There was sun yesterday and now it’s gone again. My hopes for spring were raised, and have to be postponed for the next while.
Despite loving being here in Austria and knowing that there will soon be spring, then summer and both with a garden to dig in, this interview with Stephanie Alexander on The Design Files has me longing for Australia.
We have a copy of Stephanie Alexander’s The Cook’s Companion which has turned out to be completely true to its title. Faced with a new ingredient, a wish for a certain dish or just looking for inspiration we ask each other “what would Stephanie do?” As best I can I source Australian-style ingredients and return to the realisation that Australian food is different, not only because of the climate, but because of the people who have grown food there over the last centuries.

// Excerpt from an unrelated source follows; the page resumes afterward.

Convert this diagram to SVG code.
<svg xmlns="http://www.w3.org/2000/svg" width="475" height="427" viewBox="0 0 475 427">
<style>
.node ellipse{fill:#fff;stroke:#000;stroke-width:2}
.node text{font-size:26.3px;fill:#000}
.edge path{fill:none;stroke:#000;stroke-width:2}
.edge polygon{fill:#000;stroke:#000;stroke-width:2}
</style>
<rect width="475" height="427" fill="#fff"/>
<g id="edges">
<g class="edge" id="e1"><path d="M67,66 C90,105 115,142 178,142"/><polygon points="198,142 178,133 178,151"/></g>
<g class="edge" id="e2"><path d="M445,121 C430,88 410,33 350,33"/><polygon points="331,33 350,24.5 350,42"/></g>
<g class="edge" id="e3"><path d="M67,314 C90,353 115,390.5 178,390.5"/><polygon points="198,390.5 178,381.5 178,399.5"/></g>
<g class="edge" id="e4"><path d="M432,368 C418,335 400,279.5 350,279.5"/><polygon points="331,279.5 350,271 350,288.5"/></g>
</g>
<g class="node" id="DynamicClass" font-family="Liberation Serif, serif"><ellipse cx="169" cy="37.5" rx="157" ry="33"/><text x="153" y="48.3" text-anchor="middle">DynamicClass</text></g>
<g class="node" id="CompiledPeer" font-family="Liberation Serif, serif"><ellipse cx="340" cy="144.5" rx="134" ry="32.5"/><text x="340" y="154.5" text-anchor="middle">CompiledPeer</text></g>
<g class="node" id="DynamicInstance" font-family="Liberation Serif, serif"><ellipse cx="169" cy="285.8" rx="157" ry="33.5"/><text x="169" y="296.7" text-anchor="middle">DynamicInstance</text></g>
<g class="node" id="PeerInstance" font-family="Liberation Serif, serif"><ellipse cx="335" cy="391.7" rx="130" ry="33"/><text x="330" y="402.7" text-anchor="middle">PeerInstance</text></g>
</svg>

Back in Adelaide there’s a particular patch of soil that I used to grow food in. Angelo, Dad’s Greek gardener planted and grafted olive trees so that we’ll be able to make our own olive oil. “Koroneiki,” he said, “they give the best oil”.

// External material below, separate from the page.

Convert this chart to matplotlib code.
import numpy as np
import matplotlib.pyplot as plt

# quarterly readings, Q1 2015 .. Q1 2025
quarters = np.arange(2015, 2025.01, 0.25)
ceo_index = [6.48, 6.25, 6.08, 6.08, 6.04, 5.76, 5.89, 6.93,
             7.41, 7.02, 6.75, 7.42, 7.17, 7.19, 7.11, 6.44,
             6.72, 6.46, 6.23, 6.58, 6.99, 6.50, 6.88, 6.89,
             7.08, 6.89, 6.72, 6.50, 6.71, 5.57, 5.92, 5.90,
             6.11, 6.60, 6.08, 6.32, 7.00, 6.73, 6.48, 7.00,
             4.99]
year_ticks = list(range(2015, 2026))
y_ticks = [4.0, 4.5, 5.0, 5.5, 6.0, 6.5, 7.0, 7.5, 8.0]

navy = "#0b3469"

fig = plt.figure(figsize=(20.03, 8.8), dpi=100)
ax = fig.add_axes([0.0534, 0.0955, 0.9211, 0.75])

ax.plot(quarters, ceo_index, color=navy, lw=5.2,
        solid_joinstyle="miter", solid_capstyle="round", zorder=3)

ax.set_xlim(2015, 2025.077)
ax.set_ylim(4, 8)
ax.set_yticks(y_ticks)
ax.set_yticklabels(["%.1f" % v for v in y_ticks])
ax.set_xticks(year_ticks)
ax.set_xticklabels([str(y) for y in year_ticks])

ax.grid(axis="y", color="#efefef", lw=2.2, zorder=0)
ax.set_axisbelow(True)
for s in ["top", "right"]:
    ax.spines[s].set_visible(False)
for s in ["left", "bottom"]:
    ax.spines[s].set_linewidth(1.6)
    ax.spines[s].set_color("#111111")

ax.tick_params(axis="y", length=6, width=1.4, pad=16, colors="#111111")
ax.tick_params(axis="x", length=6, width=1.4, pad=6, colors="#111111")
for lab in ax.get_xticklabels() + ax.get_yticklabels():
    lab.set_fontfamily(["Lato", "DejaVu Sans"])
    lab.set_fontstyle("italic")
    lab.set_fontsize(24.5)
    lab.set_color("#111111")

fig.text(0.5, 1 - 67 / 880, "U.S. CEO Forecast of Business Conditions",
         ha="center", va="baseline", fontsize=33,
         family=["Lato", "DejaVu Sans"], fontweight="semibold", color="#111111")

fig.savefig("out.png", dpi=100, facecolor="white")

Slowly, the lemon and lime trees that I planted must be growing taller and as my Dad’s not much of a cook, any fruit is hanging there, waiting for a visitor to pick them. Maybe it would have made more sense to plant the citrus along the fence line where it would overhang onto the street, letting lemontreeless dog walkers take their pick.
Lemon trees overhanging into the street? It seems like a dream now! While I can pick wild bärlauch and find berries without problem, lemons are something you only find in stores here. Yet, after early years spent cooking in Australia I need to have lemons in my kitchen, the Mediterranean ingredients grown in Australia and now transplanted to Linz.

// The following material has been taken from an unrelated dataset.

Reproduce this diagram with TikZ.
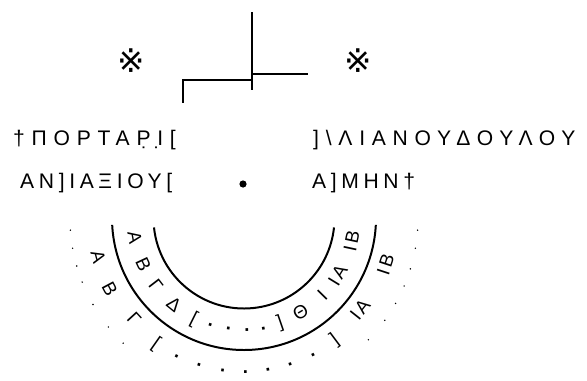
\documentclass[tikz,border=0pt]{standalone}
\usepackage{fontspec}
\setmainfont{Liberation Sans}
\newfontfamily\markfont{DejaVu Sans}
\usetikzlibrary{calc}

\tikzset{
  inscr/.style={font=\fontsize{18}{20}\selectfont\addfontfeature{LetterSpace=32}, inner sep=0pt, anchor=base west},
  inscrtight/.style={inscr, font=\fontsize{18}{20}\selectfont\addfontfeature{LetterSpace=22}},
  ringtxt/.style={font=\fontsize{16}{18}\selectfont, inner sep=0pt},
  refmark/.style={font=\markfont\fontsize{28}{28}\selectfont, inner sep=0pt},
  rule/.style={line width=1.7pt},
}

\begin{document}
\begin{tikzpicture}[x=0.03cm,y=0.03cm]
    \useasboundingbox (0,0) rectangle (587,380);

    % monogram lines at the top
    \draw[rule] (252,368) -- (252,290);
    \draw[rule] (252,306) -- (308,306);
    \draw[rule] (252,300) -- (183,300) -- (183,277);

    % the two reference marks
    \node[refmark] (markL) at (131,319) {※};
    \node[refmark] (markR) at (358,319) {※};

    % inscription, two lines
    \node[inscr] (lineAL) at (13,235) {†ΠΟΡΤΑΡ̣Ι̣[};
    \node[inscr] (lineAR) at (313,235) {]\textbackslash ΛΙΑΝΟΥΔΟΥΛΟΥ};
    \node[inscrtight] (lineBL) at (20,192) {ΑΝ]ΙΑΞΙΟΥ[};
    \node[inscrtight] (lineBR) at (312,192) {Α]ΜΗΝ†};
    \fill (243,196) circle (3.6);

    % the ring
    \coordinate (C) at (244,162);
    \draw[rule] ([shift={(186:90.5)}]C) arc[start angle=186, end angle=354, radius=90.5];
    \draw[rule] ([shift={(183:132)}]C) arc[start angle=183, end angle=357, radius=132];

    % inner ring numerals
    \foreach \a/\r/\t [count=\i] in {190/111/Α, 205/111/Β, 217.5/111/Γ, 231/111/Δ, 243.5/113/[,
        252.5/112/\textbf{.}, 262/112/\textbf{.}, 271.5/112/\textbf{.}, 280/112/\textbf{.},
        289/111/], 301/110/Θ, 315.5/110/Ι,
        328.5/110/{Ι\hspace{2pt}Α}, 348/110/{Ι\hspace{2pt}Β}}
        \node[ringtxt, rotate=\a+90] (in\i) at ($(C)+(\a:\r)$) {\t};

    % outer ring numerals
    \foreach \a/\r/\t [count=\i] in {195/151/Α, 208/152/Β, 222.5/149/Γ, 235/154/[,
        244/154/\textbf{.}, 253/154/\textbf{.}, 262/154/\textbf{.}, 270.5/154/\textbf{.},
        279/154/\textbf{.}, 287.5/154/\textbf{.}, 296.7/154/\textbf{.},
        306.7/152/], 321.6/148/{Ι\hspace{2pt}Α}, 341.8/149/{Ι\hspace{2pt}Β}}
        \node[ringtxt, rotate=\a+90] (out\i) at ($(C)+(\a:\r)$) {\t};

    % faint dotted traces outside
    \foreach \a in {184,190,196,201.6,209.8,218.8,226,315.6,324,330.6,337,343,350,356}
        \fill ($(C)+(\a:174)$) circle (0.8);
\end{tikzpicture}
\end{document}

It’s always at this time of year that life in northern Europe continues to remind me of how very different my climatic upbringing was and how very diverse this world is. As an Australian I struggle amongst English labelled, European concepts to find the right words to describe the seasons and weather of my childhood. Now, despite helping out on some other gardens, I’m finally in charge of my own 16m2 plot and having struggles transplanting and translating my Antipodean Mediterranean/Tandanya bioregion gardening experience to Upper Austria.
Will sweet potatoes grow here? What about mulching, do I need to do that to reduce evaporation and can I get pea straw easily? Could I plant broad beans this early and where on earth would I get the seeds? Will mulching with pea straw protect against frost? And should I be able to buy Cavalo Nero seeds, will they be producing through to November?
It is a reminder that I am a migrant here, that not only do I struggle with language and the existing culture around me, but that I leave my traces on the people and land around me. Just as waves of settlement to Australia have brought wheat, cabbages, brocolli, olives, broad beans to Australia, my own culture and homesickness prompts me to import the food and plants of my upbringing. It might just be that sweet potato will grow here.